Après celle de mai 2023 qui n’avait pas duré autant, nous assistons à la deuxième restriction de l’internet sous le CNRD. Est-ce qu’il y a lieu de s’inquiéter pour l’avenir?

Ils nous ont fait des tests qui ont réussi au mois de mai 2023. Très malheureusement, quand Guineematin, Inquisiteur et d’autres médias avaient été brouillés, ils ont pensé qu’en se limitant à des actions de lobbying, c’est vrai que ça fait partie des négociations, que la situation allait marcher. À partir de mai, je m’étais dit qu’ils ont eu ce qu’ils voulaient. La restriction des médias, ils ont réussi leur test sans qu’on ne puisse véritablement nous organiser pour dire qu’à l’avenir ils vont revenir. Et c’est ce qu’ils ont fait. Au fur et à mesure que nous avançons, les abus se multiplient et ils ne vont pas s’arrêter. C’est à nous de voir ces restrictions comme une sorte d’appel à la mobilisation pour défendre et protéger notre droit à l’information.
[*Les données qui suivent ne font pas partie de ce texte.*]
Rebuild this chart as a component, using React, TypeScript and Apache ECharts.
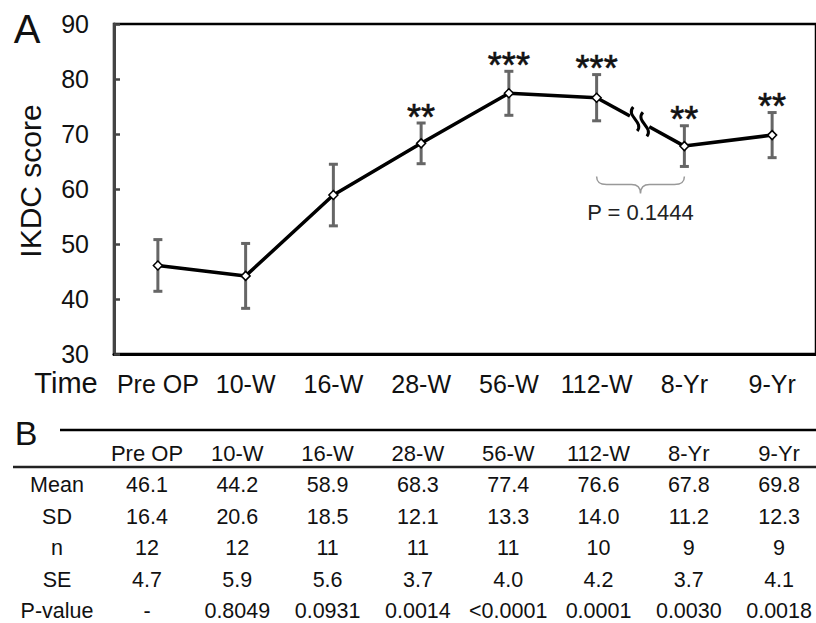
import React, { useEffect, useRef } from "react";
import * as echarts from "echarts";

const categories = ["Pre OP", "10-W", "16-W", "28-W", "56-W", "112-W", "8-Yr", "9-Yr"];
const means = [46.1, 44.2, 58.9, 68.3, 77.4, 76.6, 67.8, 69.8];
const sds = [16.4, 20.6, 18.5, 12.1, 13.3, 14.0, 11.2, 12.3];
const ns = [12, 12, 11, 11, 11, 10, 9, 9];
const ses = [4.7, 5.9, 5.6, 3.7, 4.0, 4.2, 3.7, 4.1];
const pValues = ["-", "0.8049", "0.0931", "0.0014", "<0.0001", "0.0001", "0.0030", "0.0018"];
const stars = ["", "", "", "**", "***", "***", "**", "**"];
const rowLabels = ["Mean", "SD", "n", "SE", "P-value"];
const breakAfter = 5; // axis break between 112-W and 8-Yr
const bracketP = "P = 0.1444";
const yMin = 30;
const yMax = 90;
const yInterval = 10;

const FONT = "'Liberation Sans', Arial, sans-serif";

export default function App() {
  const ref = useRef<HTMLDivElement>(null);

  useEffect(() => {
    if (!ref.current) return;
    const chart = echarts.init(ref.current, undefined, { renderer: "svg" });

    const errData = means.map((m, i) => [i, +(m - ses[i]).toFixed(2), +(m + ses[i]).toFixed(2)]);

    const tableRows: string[][] = [
      means.map((v) => v.toFixed(1)),
      sds.map((v) => v.toFixed(1)),
      ns.map((v) => String(v)),
      ses.map((v) => v.toFixed(1)),
      pValues,
    ];

    const colX0 = 147;
    const colDx = 90.3;
    const headerY = 453;
    const rowY0 = 485;
    const rowDy = 31.6;

    const txt = (text: string, x: number, y: number, size: number, fill = "#111") => ({
      type: "text",
      x,
      y,
      style: {
        text,
        fontSize: size,
        fontFamily: FONT,
        fill,
        textAlign: "center",
        textVerticalAlign: "middle",
        align: "center",
        verticalAlign: "middle",
      },
    });

    const tableGraphics: any[] = [];
    categories.forEach((c, i) => tableGraphics.push(txt(c, colX0 + i * colDx, headerY, 22)));
    rowLabels.forEach((lab, r) => {
      tableGraphics.push(txt(lab, 57, rowY0 + r * rowDy, 21.5));
      tableRows[r].forEach((v, i) => tableGraphics.push(txt(v, colX0 + i * colDx, rowY0 + r * rowDy, 21.5)));
    });

    const option: any = {
      animation: false,
      backgroundColor: "#fff",
      grid: {
        left: 114,
        top: 24,
        width: 710,
        height: 330,
        show: true,
        borderColor: "#000",
        borderWidth: 2.5,
        containLabel: false,
      },
      xAxis: {
        type: "category",
        data: categories,
        boundaryGap: true,
        axisLine: { show: true, lineStyle: { color: "#000", width: 3 } },
        axisTick: { show: false },
        axisLabel: { fontSize: 25, fontFamily: FONT, color: "#111", margin: 17, interval: 0 },
        splitLine: { show: false },
      },
      yAxis: {
        type: "value",
        min: yMin,
        max: yMax,
        interval: yInterval,
        axisLine: { show: true, lineStyle: { color: "#444", width: 3 } },
        axisTick: { show: true, inside: true, length: 6, lineStyle: { color: "#444", width: 2.5 } },
        axisLabel: { fontSize: 25, fontFamily: FONT, color: "#111", margin: 25 },
        splitLine: { show: false },
      },
      series: [
        {
          type: "custom",
          name: "SE",
          z: 1,
          data: errData,
          encode: { x: 0, y: [1, 2] },
          renderItem: (params: any, api: any) => {
            const i = api.value(0);
            const lo = api.coord([i, api.value(1)]);
            const hi = api.coord([i, api.value(2)]);
            const w = 4.5;
            const st = { stroke: "#666", lineWidth: 3 };
            const children: any[] = [
              { type: "line", shape: { x1: hi[0], y1: hi[1], x2: lo[0], y2: lo[1] }, style: st },
              { type: "line", shape: { x1: hi[0] - w, y1: hi[1], x2: hi[0] + w, y2: hi[1] }, style: st },
              { type: "line", shape: { x1: lo[0] - w, y1: lo[1], x2: lo[0] + w, y2: lo[1] }, style: st },
            ];
            const s = stars[params.dataIndex];
            if (s) {
              children.push({
                type: "text",
                style: {
                  text: s,
                  x: hi[0],
                  y: hi[1] - 6,
                  fontSize: 36,
                  fontFamily: FONT,
                  fill: "#111",
                  stroke: "#111",
                  lineWidth: 0.6,
                  textAlign: "center",
                  textVerticalAlign: "middle",
                  align: "center",
                  verticalAlign: "middle",
                },
              });
            }
            return { type: "group", children };
          },
        },
        {
          type: "line",
          name: "Mean A",
          z: 3,
          data: means.map((m, i) => (i <= breakAfter ? m : "-")),
          symbol: "diamond",
          symbolSize: 9,
          lineStyle: { color: "#000", width: 3.5 },
          itemStyle: { color: "#fff", borderColor: "#000", borderWidth: 1.5 },
        },
        {
          type: "line",
          name: "Mean B",
          z: 3,
          data: means.map((m, i) => (i > breakAfter ? m : "-")),
          symbol: "diamond",
          symbolSize: 9,
          lineStyle: { color: "#000", width: 3.5 },
          itemStyle: { color: "#fff", borderColor: "#000", borderWidth: 1.5 },
        },
        {
          type: "custom",
          name: "break",
          z: 2,
          data: [[breakAfter, means[breakAfter]]],
          encode: { x: 0, y: 1 },
          renderItem: (params: any, api: any) => {
            const a = breakAfter;
            const b = breakAfter + 1;
            const p5 = api.coord([a, means[a]]);
            const p6 = api.coord([b, means[b]]);
            const lerp = (t: number) => [p5[0] + (p6[0] - p5[0]) * t, p5[1] + (p6[1] - p5[1]) * t];
            const g1 = lerp(0.38);
            const g2 = lerp(0.6);
            const s1 = lerp(0.44);
            const s2 = lerp(0.55);
            const sq = (c: number[]) =>
              `M ${c[0] - 2} ${c[1] - 12} C ${c[0] - 10} ${c[1] - 3}, ${c[0] + 9} ${c[1] + 3}, ${c[0] + 2} ${c[1] + 12}`;
            const lineSt = { stroke: "#000", lineWidth: 3.5 };
            const low6 = api.coord([b, means[b] - ses[b]]);
            const y0 = low6[1] + 10;
            const xl = p5[0];
            const xr = p6[0];
            const xm = (xl + xr) / 2;
            const braceD =
              `M ${xl} ${y0} C ${xl} ${y0 + 6}, ${xl + 3} ${y0 + 8}, ${xl + 10} ${y0 + 8} ` +
              `L ${xm - 9} ${y0 + 8} C ${xm - 3} ${y0 + 8}, ${xm} ${y0 + 11}, ${xm} ${y0 + 17} ` +
              `C ${xm} ${y0 + 11}, ${xm + 3} ${y0 + 8}, ${xm + 9} ${y0 + 8} ` +
              `L ${xr - 10} ${y0 + 8} C ${xr - 3} ${y0 + 8}, ${xr} ${y0 + 6}, ${xr} ${y0}`;
            return {
              type: "group",
              children: [
                { type: "line", shape: { x1: p5[0], y1: p5[1], x2: g1[0], y2: g1[1] }, style: lineSt },
                { type: "line", shape: { x1: g2[0], y1: g2[1], x2: p6[0], y2: p6[1] }, style: lineSt },
                { type: "path", shape: { pathData: sq(s1) }, style: { stroke: "#000", lineWidth: 3, fill: "none" } },
                { type: "path", shape: { pathData: sq(s2) }, style: { stroke: "#000", lineWidth: 3, fill: "none" } },
                { type: "path", shape: { pathData: braceD }, style: { stroke: "#999", lineWidth: 1.5, fill: "none" } },
                {
                  type: "text",
                  style: {
                    text: bracketP,
                    x: xm,
                    y: y0 + 36,
                    fontSize: 22,
                    fontFamily: FONT,
                    fill: "#222",
                    textAlign: "center",
                    textVerticalAlign: "middle",
                    align: "center",
                    verticalAlign: "middle",
                  },
                },
              ],
            };
          },
        },
      ],
      graphic: [
        txt("A", 27, 29, 40),
        {
          type: "text",
          x: 30,
          y: 181,
          rotation: Math.PI / 2,
          style: { text: "IKDC score", fontSize: 30, fontFamily: FONT, fill: "#111", textAlign: "center", textVerticalAlign: "middle", align: "center", verticalAlign: "middle" },
        },
        txt("Time", 66, 383, 29),
        txt("B", 26, 433, 34),
        { type: "line", shape: { x1: 60, y1: 430, x2: 816, y2: 430 }, style: { stroke: "#000", lineWidth: 2.5 } },
        { type: "line", shape: { x1: 13, y1: 467, x2: 816, y2: 467 }, style: { stroke: "#222", lineWidth: 2.5 } },
        ...tableGraphics,
      ],
    };

    chart.setOption(option);
    return () => chart.dispose();
  }, []);

  return (
    <div
      ref={ref}
      style={{ position: "fixed", left: 0, top: 0, width: 816, height: 623, background: "#fff" }}
    />
  );
}
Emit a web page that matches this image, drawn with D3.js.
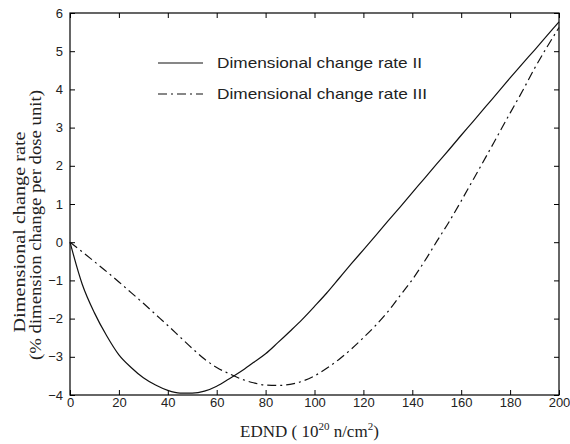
<!DOCTYPE html>
<html><head><meta charset="utf-8">
<script src="https://d3js.org/d3.v7.min.js"></script>
<style>body{margin:0;background:#fff}svg{display:block}</style>
</head><body>
<script>
const xValues = [0,5,10,15,20,25,30,35,40,45,50,55,60,65,70,75,80,85,90,95,100,105,110,115,120,125,130,135,140,145,150,155,160,165,170,175,180,185,190,195,200];
const rateII = [0,-1.1,-1.85,-2.45,-2.95,-3.28,-3.55,-3.74,-3.88,-3.95,-3.95,-3.9,-3.77,-3.58,-3.38,-3.15,-2.92,-2.63,-2.33,-2.02,-1.68,-1.33,-0.95,-0.57,-0.2,0.17,0.55,0.92,1.3,1.67,2.05,2.42,2.8,3.17,3.55,3.92,4.3,4.67,5.03,5.4,5.77];
const rateIII = [0,-0.25,-0.51,-0.77,-1.04,-1.32,-1.6,-1.89,-2.18,-2.48,-2.78,-3.06,-3.28,-3.44,-3.58,-3.68,-3.74,-3.75,-3.72,-3.64,-3.5,-3.3,-3.07,-2.8,-2.5,-2.18,-1.82,-1.4,-0.98,-0.5,0.02,0.53,1.08,1.65,2.22,2.8,3.38,3.95,4.55,5.1,5.62];
const xTicks = [0,20,40,60,80,100,120,140,160,180,200];
const yTicks = [-4,-3,-2,-1,0,1,2,3,4,5,6];
const seriesNames = ["Dimensional change rate II","Dimensional change rate III"];

const W = 570, H = 444;
const L = 70, R = 559, T = 13, B = 395;
const svg = d3.select("body").append("svg").attr("width", W).attr("height", H);
const x = d3.scaleLinear().domain([0,200]).range([L,R]);
const y = d3.scaleLinear().domain([-4,6]).range([B,T]);
const txtCol = "#222";
const dashDot = "9,4,2,4";

function ax(g, gen) {
  g.call(gen);
  g.select(".domain").remove();
  g.selectAll("line").attr("stroke","#000");
  g.selectAll("text").attr("fill",txtCol).attr("font-family","Liberation Sans, Arial, sans-serif").attr("font-size","13px");
}
ax(svg.append("g").attr("transform",`translate(0,${B})`), d3.axisBottom(x).tickValues(xTicks).tickSizeInner(-5).tickSizeOuter(0).tickPadding(3).tickFormat(d3.format("d")));
ax(svg.append("g").attr("transform",`translate(0,${T})`), d3.axisTop(x).tickValues(xTicks).tickSizeInner(-5).tickSizeOuter(0).tickFormat(""));
ax(svg.append("g").attr("transform",`translate(${L},0)`), d3.axisLeft(y).tickValues(yTicks).tickSizeInner(-5).tickSizeOuter(0).tickPadding(7).tickFormat(d3.format("d")));
ax(svg.append("g").attr("transform",`translate(${R},0)`), d3.axisRight(y).tickValues(yTicks).tickSizeInner(-5).tickSizeOuter(0).tickFormat(""));
svg.append("rect").attr("x",L).attr("y",T).attr("width",R-L).attr("height",B-T).attr("fill","none").attr("stroke","#000").attr("stroke-width",1.2);

const line = vals => d3.line().x((d,i)=>x(xValues[i])).y(d=>y(d)).curve(d3.curveMonotoneX)(vals);
svg.append("path").attr("d",line(rateII)).attr("fill","none").attr("stroke","#111").attr("stroke-width",1.2);
svg.append("path").attr("d",line(rateIII)).attr("fill","none").attr("stroke","#111").attr("stroke-width",1.2).attr("stroke-dasharray",dashDot);

// legend
const leg = svg.append("g");
const legLen = [205, 210];
[0,1].forEach(i=>{
  const yy = 63 + i*31;
  leg.append("line").attr("x1",158).attr("x2",203).attr("y1",yy).attr("y2",yy).attr("stroke","#111").attr("stroke-width",1.2).attr("stroke-dasharray", i? dashDot:null);
  leg.append("text").attr("x",217).attr("y",yy+5).text(seriesNames[i]).attr("fill",txtCol).attr("font-family","Liberation Sans, Arial, sans-serif").attr("font-size","15px").attr("textLength",legLen[i]).attr("lengthAdjust","spacingAndGlyphs");
});

// axis titles
const serif = "Liberation Serif, Times New Roman, serif";
const xt = svg.append("text").attr("x",240).attr("y",437).attr("fill",txtCol).attr("font-family",serif).attr("font-size","17px");
xt.append("tspan").text("EDND ( 10");
xt.append("tspan").text("20").attr("font-size","11px").attr("dy",-7);
xt.append("tspan").text(" n/cm").attr("dy",7);
xt.append("tspan").text("2").attr("font-size","11px").attr("dy",-7);
xt.append("tspan").text(")").attr("dy",7);
svg.append("text").attr("transform","translate(25,232) rotate(-90)").attr("text-anchor","middle").attr("fill",txtCol).attr("font-family",serif).attr("font-size","17px").attr("textLength",201).attr("lengthAdjust","spacingAndGlyphs").text("Dimensional change rate");
svg.append("text").attr("transform","translate(41,225) rotate(-90)").attr("text-anchor","middle").attr("fill",txtCol).attr("font-family",serif).attr("font-size","17px").attr("textLength",270).attr("lengthAdjust","spacingAndGlyphs").text("(% dimension change per dose unit)");
</script>
</body></html>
Organisons-nous pour leur demander d’arrêter de bâillonner la liberté de la presse et d’expression.

Qu’en est-il des fausses informations en cette période des restrictions ?

Avant, il y avait des gens qui faisaient du monitoring pour pouvoir vérifier les fausses informations. Par exemple à GuineeCheck, nous abattons un énorme travail de veille et de déconstruction des fausses informations. Très malheureusement avec la restriction d’Internet et des réseaux sociaux, il y a des usines à trolls qui essaient de diluer l’espace informationnel. Ça, c’est un grand problème et ceux qui ont restreint Internet n’imaginent pas le danger que cela puisse avoir sur notre démocratie en construction. Aujourd’hui, les récits qui passent, ces sont les récits de ceux qui disposent des VPN ou qui ont des techniques leur permettant de se connecter à internet pour envoyer les messages qu’ils veulent faire passer. Cette restriction impacte la liberté de la presse, ternie l’image de la Guinée à l’international et favorise la profusion de la désinformation.

Est-ce qu’il y a un risque lié à l’usage des VPN ?

Nous avons trois types de VPN qui sont plus répandus. C’est-à-dire que vous avez un VPN freemium où vous utilisez une partie pour accéder à l’intégralité des fonctionnalités comme Psiphon ou d’autres vous devez payer. Il y en a d’autres qui sont open source et gratuits comme Ordbot. Vous avez aussi des VPN qu’il faut payer avant de pouvoir les utiliser. Maintenant, par rapport à l’usage des VPN, si vous téléchargez un qui est infecté par des virus, cela veut dire qu’il y a des conséquences. Ce qui est important, c’est de s’assurer de la qualité du VPN que vous utilisez. Pour cela, il faut lire les commentaires des autres utilisateurs et chercher à savoir si le VPN est bien reconnu par les différentes plateformes ou acteurs de l’espace civique et numérique.